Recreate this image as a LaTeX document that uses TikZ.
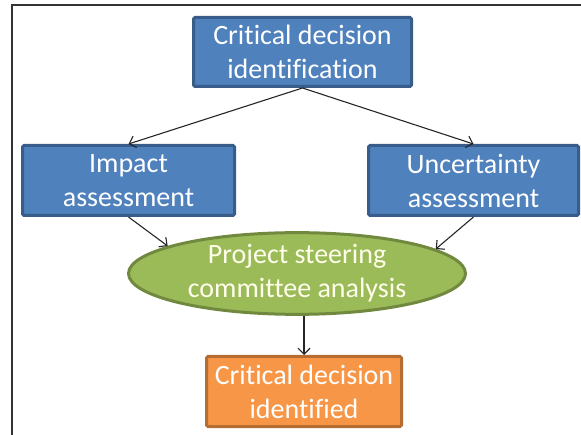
\documentclass[tikz,border=0pt]{standalone}
\usepackage{fontspec}
\setmainfont{Carlito}[RawFeature={-liga,-clig}]
\usepackage{tikz}
\usetikzlibrary{arrows.meta}
\definecolor{boxblue}{HTML}{4F81BD}
\definecolor{edgeblue}{HTML}{385D8A}
\definecolor{boxgreen}{HTML}{9BBB59}
\definecolor{edgegreen}{HTML}{71893F}
\definecolor{boxorange}{HTML}{F79646}
\definecolor{edgeorange}{HTML}{B66D31}
\tikzstyle{every node}=[font=\fontsize{28}{34}\selectfont, align=center, inner sep=0pt]
\tikzstyle{bluebox}=[draw=edgeblue, fill=boxblue, line width=3pt, rounded corners=1.5pt, text=white]
\tikzstyle{greenell}=[ellipse, draw=edgegreen, fill=boxgreen, line width=3pt, text={yellow!8!white}]
\tikzstyle{orangebox}=[draw=edgeorange, fill=boxorange, line width=3pt, rounded corners=1.5pt, text=white]
\tikzstyle{link}=[->, line width=1.1pt, black!85]
\usetikzlibrary{shapes.geometric}

\begin{document}
\begin{tikzpicture}[x=1pt, y=-1pt, >={Straight Barb[length=6pt,width=12pt]}]
            \useasboundingbox (0,0) rectangle (581,435);

            % frame
            \draw[line width=1.2pt, black!80] (12,440) -- (12,5) -- (590,5);

            \node[bluebox, minimum width=218pt, minimum height=69pt] (crit) at (302.5, 52) {Critical decision\\identification};
            \node[bluebox, minimum width=212pt, minimum height=70pt] (impact) at (128.5, 180.5) {Impact\\assessment};
            \node[bluebox, minimum width=210pt, minimum height=70pt] (uncert) at (473.5, 180.5) {Uncertainty\\assessment};
            \node[greenell, minimum width=337pt, minimum height=66pt] (steer) at (297, 273.5) {Project steering\\committee analysis};
            \node[orangebox, minimum width=195pt, minimum height=70pt] (ident) at (304, 391.5) {Critical decision\\identified};

            \draw[link] (crit.south) -- (impact.north);
            \draw[link] (crit.south) -- (uncert.north);
            \draw[link] (impact.south) -- (steer.168);
            \draw[link] (uncert.south) -- (steer.10);
            \draw[link] (steer.south -| ident.north) -- (ident.north);
        \end{tikzpicture}
\end{document}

☆ ☆ ☆

● GIVEN INSTRUCTION:
Repeat the full listing above exactly, with no pictures in the copy.

● OUTPUT OF THE TASK:
Recreate this image as a LaTeX document that uses TikZ.
\documentclass[tikz,border=0pt]{standalone}
\usepackage{fontspec}
\setmainfont{Carlito}[RawFeature={-liga,-clig}]
\usepackage{tikz}
\usetikzlibrary{arrows.meta}
\definecolor{boxblue}{HTML}{4F81BD}
\definecolor{edgeblue}{HTML}{385D8A}
\definecolor{boxgreen}{HTML}{9BBB59}
\definecolor{edgegreen}{HTML}{71893F}
\definecolor{boxorange}{HTML}{F79646}
\definecolor{edgeorange}{HTML}{B66D31}
\tikzstyle{every node}=[font=\fontsize{28}{34}\selectfont, align=center, inner sep=0pt]
\tikzstyle{bluebox}=[draw=edgeblue, fill=boxblue, line width=3pt, rounded corners=1.5pt, text=white]
\tikzstyle{greenell}=[ellipse, draw=edgegreen, fill=boxgreen, line width=3pt, text={yellow!8!white}]
\tikzstyle{orangebox}=[draw=edgeorange, fill=boxorange, line width=3pt, rounded corners=1.5pt, text=white]
\tikzstyle{link}=[->, line width=1.1pt, black!85]
\usetikzlibrary{shapes.geometric}

\begin{document}
\begin{tikzpicture}[x=1pt, y=-1pt, >={Straight Barb[length=6pt,width=12pt]}]
            \useasboundingbox (0,0) rectangle (581,435);

            % frame
            \draw[line width=1.2pt, black!80] (12,440) -- (12,5) -- (590,5);

            \node[bluebox, minimum width=218pt, minimum height=69pt] (crit) at (302.5, 52) {Critical decision\\identification};
            \node[bluebox, minimum width=212pt, minimum height=70pt] (impact) at (128.5, 180.5) {Impact\\assessment};
            \node[bluebox, minimum width=210pt, minimum height=70pt] (uncert) at (473.5, 180.5) {Uncertainty\\assessment};
            \node[greenell, minimum width=337pt, minimum height=66pt] (steer) at (297, 273.5) {Project steering\\committee analysis};
            \node[orangebox, minimum width=195pt, minimum height=70pt] (ident) at (304, 391.5) {Critical decision\\identified};

            \draw[link] (crit.south) -- (impact.north);
            \draw[link] (crit.south) -- (uncert.north);
            \draw[link] (impact.south) -- (steer.168);
            \draw[link] (uncert.south) -- (steer.10);
            \draw[link] (steer.south -| ident.north) -- (ident.north);
        \end{tikzpicture}
\end{document}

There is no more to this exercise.